Alfred Yankauer M.D.1

1 Harvard University School of Public Health, Boston, Massachusetts

This is Dr. Wilson's wisdom, and–better still–the Wilson touch. It is this touch which is the essence of pediatrics and few could express it as simply and clearly as Dr. Wilson.

From the vantage point of one who has spent most of his career dealing with issues on a community basis, I would like to add a few reactions.

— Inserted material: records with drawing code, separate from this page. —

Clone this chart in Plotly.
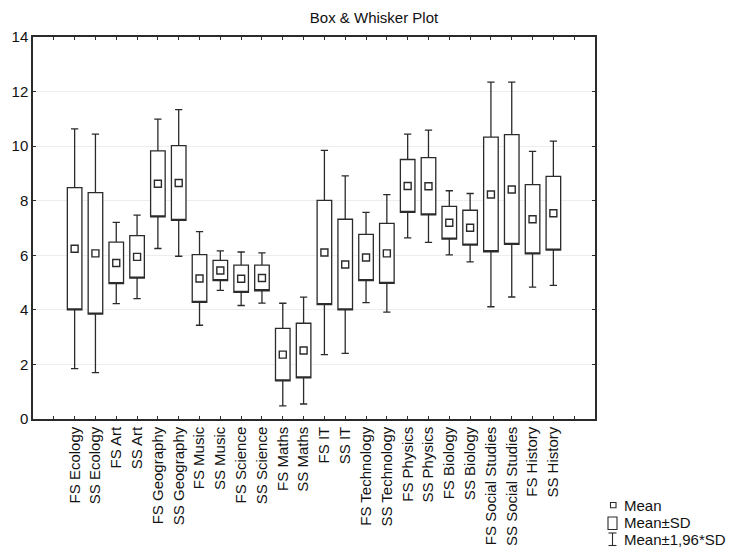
import plotly.graph_objects as go

categories = ["FS Ecology", "SS Ecology", "FS Art", "SS Art", "FS Geography", "SS Geography",
              "FS Music", "SS Music", "FS Science", "SS Science", "FS Maths", "SS Maths",
              "FS IT", "SS IT", "FS Technology", "SS Technology", "FS Physics", "SS Physics",
              "FS Biology", "SS Biology", "FS Social Studies", "SS Social Studies",
              "FS History", "SS History"]
means = [6.24, 6.07, 5.72, 5.94, 8.62, 8.65, 5.15, 5.44, 5.14, 5.17, 2.36, 2.51,
         6.10, 5.66, 5.92, 6.07, 8.54, 8.53, 7.19, 7.01, 8.23, 8.41, 7.32, 7.54]
sds = [2.24, 2.23, 0.76, 0.78, 1.21, 1.37, 0.875, 0.37, 0.50, 0.47, 0.96, 1.00,
       1.91, 1.66, 0.845, 1.10, 0.97, 1.05, 0.60, 0.64, 2.10, 2.01, 1.27, 1.35]
y_ticks = [0, 2, 4, 6, 8, 10, 12, 14]
legend_labels = ["Mean", "Mean\u00b1SD", "Mean\u00b11,96*SD"]
k = 1.96

FONT = "Liberation Sans, Arial, sans-serif"
LINE = "#2b2b2b"

n = len(categories)
pos = list(range(1, n + 1))
box_lo = [m - s for m, s in zip(means, sds)]
box_hi = [m + s for m, s in zip(means, sds)]
wh_lo = [m - k * s for m, s in zip(means, sds)]
wh_hi = [m + k * s for m, s in zip(means, sds)]

fig = go.Figure()
fig.add_trace(go.Box(
    x=pos, q1=box_lo, median=box_lo, q3=box_hi,
    lowerfence=wh_lo, upperfence=wh_hi,
    width=0.7, whiskerwidth=0.5,
    fillcolor="white", line=dict(color=LINE, width=1.3),
    boxpoints=False, showlegend=False, hoverinfo="skip",
))
fig.add_trace(go.Scatter(
    x=pos, y=means, mode="markers",
    marker=dict(symbol="square-open", size=7, color=LINE, line=dict(width=1.4, color=LINE)),
    showlegend=False, hoverinfo="skip",
))

# plot area in pixels
L, R, T, B = 33, 595, 37, 419
W, H = 733, 549


def px(x):
    return (x - L) / (R - L)


def py(y):
    return (B - y) / (B - T)


shapes = []
annotations = []
# legend row 1: mean marker
shapes.append(dict(type="rect", xref="paper", yref="paper",
                   x0=px(610.5), x1=px(616), y0=py(502.5), y1=py(507.8),
                   line=dict(color=LINE, width=1.1), fillcolor="white"))
# legend row 2: SD box
shapes.append(dict(type="rect", xref="paper", yref="paper",
                   x0=px(608), x1=px(617), y0=py(517), y1=py(529.5),
                   line=dict(color=LINE, width=1.1), fillcolor="white"))
# legend row 3: whisker
shapes.append(dict(type="line", xref="paper", yref="paper",
                   x0=px(612.5), x1=px(612.5), y0=py(533), y1=py(545.5),
                   line=dict(color=LINE, width=1.1)))
for yy in (533, 545.5):
    shapes.append(dict(type="line", xref="paper", yref="paper",
                       x0=px(608.5), x1=px(616.5), y0=py(yy), y1=py(yy),
                       line=dict(color=LINE, width=1.1)))
for lbl, yy in zip(legend_labels, (505, 522.5, 539.5)):
    annotations.append(dict(text=lbl, xref="paper", yref="paper", x=px(622), y=py(yy),
                            xanchor="left", yanchor="middle", showarrow=False,
                            font=dict(family=FONT, size=15, color="#111")))

tickvals_x = list(range(0, n + 2))
ticktext_x = [""] + categories + [""]

fig.update_layout(
    width=W, height=H,
    margin=dict(l=L, r=W - R, t=T, b=H - B, pad=0, autoexpand=False),
    paper_bgcolor="white", plot_bgcolor="white",
    title=dict(text="Box & Whisker Plot", x=374 / W, xref="container", xanchor="center",
               y=1 - 18 / H, yref="container", yanchor="middle",
               font=dict(family=FONT, size=15, color="#111")),
    xaxis=dict(range=[-1, n + 2], tickmode="array", tickvals=tickvals_x, ticktext=ticktext_x,
               tickangle=-90, ticks="inside", ticklen=3, tickwidth=1, tickcolor=LINE,
               showline=True, linecolor=LINE, linewidth=1.5, mirror="ticks",
               showgrid=False, zeroline=False, automargin=False,
               tickfont=dict(family=FONT, size=15, color="#111")),
    yaxis=dict(range=[0, 14], tickmode="array", tickvals=y_ticks,
               ticks="inside", ticklen=3, tickwidth=1, tickcolor=LINE,
               showline=True, linecolor=LINE, linewidth=1.5, mirror="ticks",
               showgrid=True, gridcolor="#ededed", gridwidth=1, zeroline=False,
               automargin=False,
               tickfont=dict(family=FONT, size=15, color="#111")),
    shapes=shapes, annotations=annotations,
    showlegend=False,
)

fig.write_html("out.html")
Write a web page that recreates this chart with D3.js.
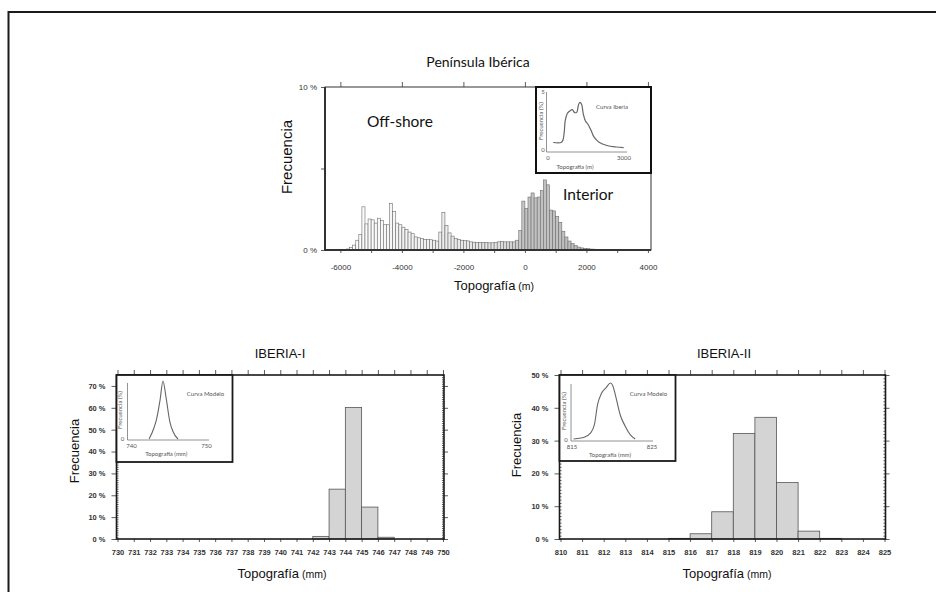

The first is the slightly sad reflection that part of this learning experience was hidden from Dr. Wilson until he had left Academia and research. It is not as if the kind of role which the public health nurse later filled with Dr. Wilson, the practitioner, did not exist 30 years ago. Public health nurses have performed this role for many years. Unfortunately, their contribution to child health care was excluded–perhaps even downgraded and scorned–by many of the hospital-trained and biomedically oriented professors of the times and by the generation of practitioners who were exposed to the models of their preceptors. I can remember the early impression of Dr. Wilson's humane perfectionism upon me very well. He approached children and families with the same innate understanding of the psychosocial aspects of health and disease that graces his words today. But would he have considered delegating responsibility, or working as a "team member," to formulate a joint plan in the past? In fact, I believe he once expressed himself against the whole concept of "team care" as divisory of patient care responsibility.

The other reaction is to reinforce Dr. Wilson's emphasis on the contribution of the nurse to the quality of patient care rather than to increasing the numbers of patients seen.